TV: You regularly remind your followers not to talk to the police. What other general advice would you give to younger audiences interacting with those who work in the judicial system?

AP: Listen to your lawyer.

TV: Do you have any advice for those who want to pursue public interest work?

We need good lawyers. But please, don’t become a lawyer. But we need good lawyers. If you’re really thinking about it, consult Dean Spade’s piece, “For Those Considering Law School.”

It’s also always been my opinion that you can’t tell a future lawyer anything anyway.

TV: Finally, what gives you hope?

AP: I have endless hope for a better future. It may be in some small part because things are so particularly bad at this moment. But even still, I don’t think you can do any kind of public interest lawyering or community-type work without a sense of hope and optimism. There are so many people still fighting for harm mitigation in the form of concrete public policies that decarcerate, like decriminalizing drug possession, limiting bailable offenses, and getting cops out of schools to prevent the school-to-prison pipeline. [These are] the kind of policies that can work towards healing a community instead of displacing and destroying it — and those are just the tip of the iceberg, in terms of a better future.
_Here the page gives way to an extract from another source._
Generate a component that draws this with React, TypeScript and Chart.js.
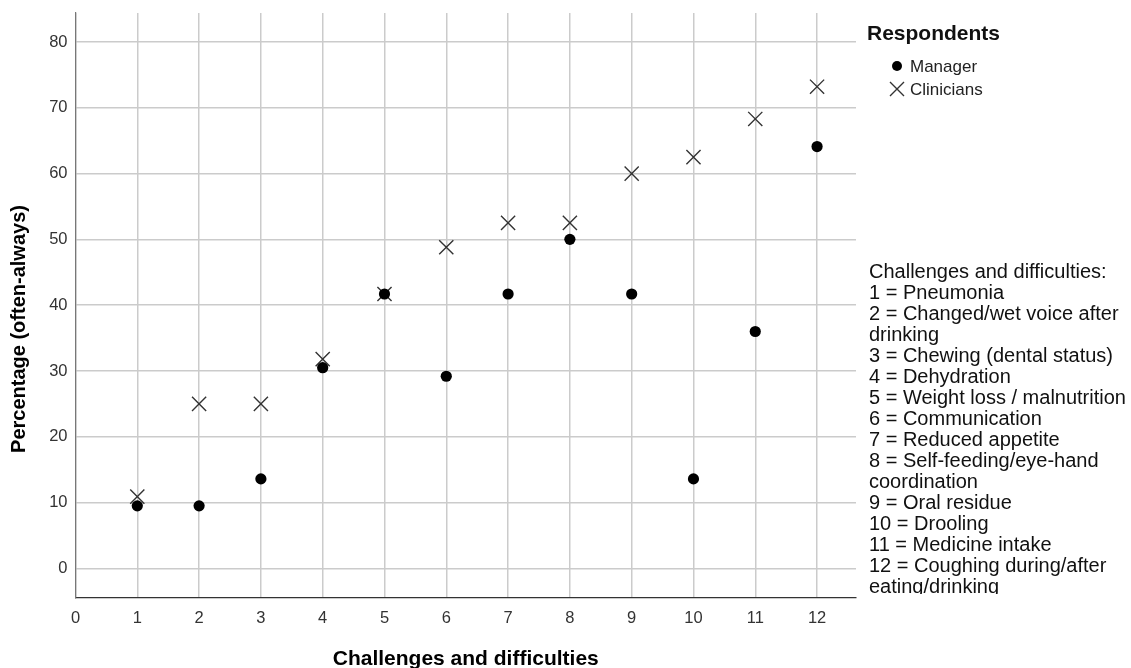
import React, { useEffect, useRef } from "react";
import { Chart, registerables } from "chart.js";

Chart.register(...registerables);

const categories = [1, 2, 3, 4, 5, 6, 7, 8, 9, 10, 11, 12];
const managerValues = [9.5, 9.5, 13.6, 30.5, 41.7, 29.2, 41.7, 50.0, 41.7, 13.6, 36.0, 64.1];
const clinicianValues = [10.9, 25.0, 25.0, 31.8, 41.7, 48.8, 52.5, 52.5, 60.0, 62.5, 68.3, 73.2];
const xTickValues = [0, 1, 2, 3, 4, 5, 6, 7, 8, 9, 10, 11, 12];
const yTickValues = [0, 10, 20, 30, 40, 50, 60, 70, 80];
const seriesNames = ["Manager", "Clinicians"];
const legendTitle = "Respondents";
const xTitle = "Challenges and difficulties";
const yTitle = "Percentage (often-always)";
const noteLines = [
  "Challenges and difficulties:",
  "1 = Pneumonia",
  "2 = Changed/wet voice after",
  "drinking",
  "3 = Chewing (dental status)",
  "4 = Dehydration",
  "5 = Weight loss / malnutrition",
  "6 = Communication",
  "7 = Reduced appetite",
  "8 = Self-feeding/eye-hand",
  "coordination",
  "9 = Oral residue",
  "10 = Drooling",
  "11 = Medicine intake",
  "12 = Coughing during/after",
  "eating/drinking",
];

const FONT = '"Liberation Sans", Arial, sans-serif';

const decorPlugin = {
  id: "decor",
  afterDraw(chart: any) {
    const ctx = chart.ctx as CanvasRenderingContext2D;
    const area = chart.chartArea;
    ctx.save();
    ctx.fillStyle = "#000";
    // axis titles
    ctx.font = `bold 21px ${FONT}`;
    ctx.textAlign = "center";
    ctx.textBaseline = "middle";
    ctx.fillText(xTitle, (area.left + area.right) / 2, 659);
    ctx.save();
    ctx.translate(19, 329);
    ctx.rotate(-Math.PI / 2);
    ctx.font = `bold 20px ${FONT}`;
    ctx.fillText(yTitle, 0, 0);
    ctx.restore();

    // legend
    ctx.textAlign = "left";
    ctx.font = `bold 21px ${FONT}`;
    ctx.fillStyle = "#111";
    ctx.fillText(legendTitle, 867, 34);
    ctx.font = `17px ${FONT}`;
    ctx.fillStyle = "#222";
    ctx.fillText(seriesNames[0], 910, 67);
    ctx.fillText(seriesNames[1], 910, 90);
    ctx.beginPath();
    ctx.arc(897, 66, 5, 0, Math.PI * 2);
    ctx.fillStyle = "#000";
    ctx.fill();
    ctx.beginPath();
    ctx.strokeStyle = "#333";
    ctx.lineWidth = 1.4;
    const s = 7;
    ctx.moveTo(897 - s, 89 - s);
    ctx.lineTo(897 + s, 89 + s);
    ctx.moveTo(897 + s, 89 - s);
    ctx.lineTo(897 - s, 89 + s);
    ctx.stroke();

    // notes
    ctx.save();
    ctx.beginPath();
    ctx.rect(860, 250, 271, 344);
    ctx.clip();
    ctx.font = `20px ${FONT}`;
    ctx.fillStyle = "#111";
    noteLines.forEach((line, i) => {
      ctx.fillText(line, 869, 272 + i * 21);
    });
    ctx.restore();
    ctx.restore();
  },
};

export default function App() {
  const ref = useRef<HTMLCanvasElement | null>(null);
  useEffect(() => {
    document.body.style.margin = "0";
    const canvas = ref.current!;
    const chart = new Chart(canvas, {
      type: "scatter",
      data: {
        datasets: [
          {
            label: seriesNames[0],
            data: categories.map((c, i) => ({ x: c, y: managerValues[i] })),
            pointStyle: "circle",
            pointRadius: 5.6,
            backgroundColor: "#000",
            borderColor: "#000",
            borderWidth: 0,
          },
          {
            label: seriesNames[1],
            data: categories.map((c, i) => ({ x: c, y: clinicianValues[i] })),
            pointStyle: "crossRot",
            pointRadius: 10,
            backgroundColor: "#333",
            borderColor: "#333",
            borderWidth: 1.4,
          },
        ],
      },
      options: {
        responsive: false,
        animation: false,
        events: [],
        layout: { padding: { left: 0, right: 275, top: 13, bottom: 0 } },
        plugins: {
          legend: { display: false },
          tooltip: { enabled: false },
          title: { display: false },
        },
        scales: {
          x: {
            type: "linear",
            min: 0,
            max: 12.63,
            afterBuildTicks: (s: any) => {
              s.ticks = xTickValues.map((v) => ({ value: v }));
            },
            afterFit: (s: any) => {
              s.height = 70;
              s.paddingLeft = 0;
              s.paddingRight = 0;
            },
            grid: { color: "#cbcbcb", lineWidth: 1.5, drawTicks: false },
            border: { color: "#333", width: 1.2 },
            ticks: {
              padding: 11,
              color: "#333",
              font: { size: 16.5, family: FONT },
              callback: (v: any) => String(v),
            },
          },
          y: {
            type: "linear",
            min: -4.5,
            max: 84.4,
            afterBuildTicks: (s: any) => {
              s.ticks = yTickValues.map((v) => ({ value: v }));
            },
            afterFit: (s: any) => {
              s.width = 75.5;
              s.paddingTop = 0;
              s.paddingBottom = 0;
            },
            grid: { color: "#cbcbcb", lineWidth: 1.5, drawTicks: false },
            border: { color: "#777", width: 1.2 },
            ticks: {
              padding: 8,
              color: "#333",
              font: { size: 16.5, family: FONT },
              callback: (v: any) => String(v),
            },
          },
        },
      },
      plugins: [decorPlugin],
    });
    return () => chart.destroy();
  }, []);
  return (
    <div style={{ position: "absolute", left: 0, top: 0, width: 1131, height: 668, background: "#fff" }}>
      <canvas ref={ref} width={1131} height={668} style={{ display: "block", width: 1131, height: 668 }} />
    </div>
  );
}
There are so many things that give me hope: The people who write to me about how they were inspired to start their own reading group, or send books to incarcerated people, or volunteer with a local community organization doing mutual aid. The real, genuine responses to stories of people’s suffering inside the system, the collective outrage, the desire of so many people to get more involved in fighting back, and more importantly, them actually getting out and doing it. The growing recognition by people from all walks of life that we are in this mess together and that together is the only way through. All of this gives me hope. I am nothing but full of hope.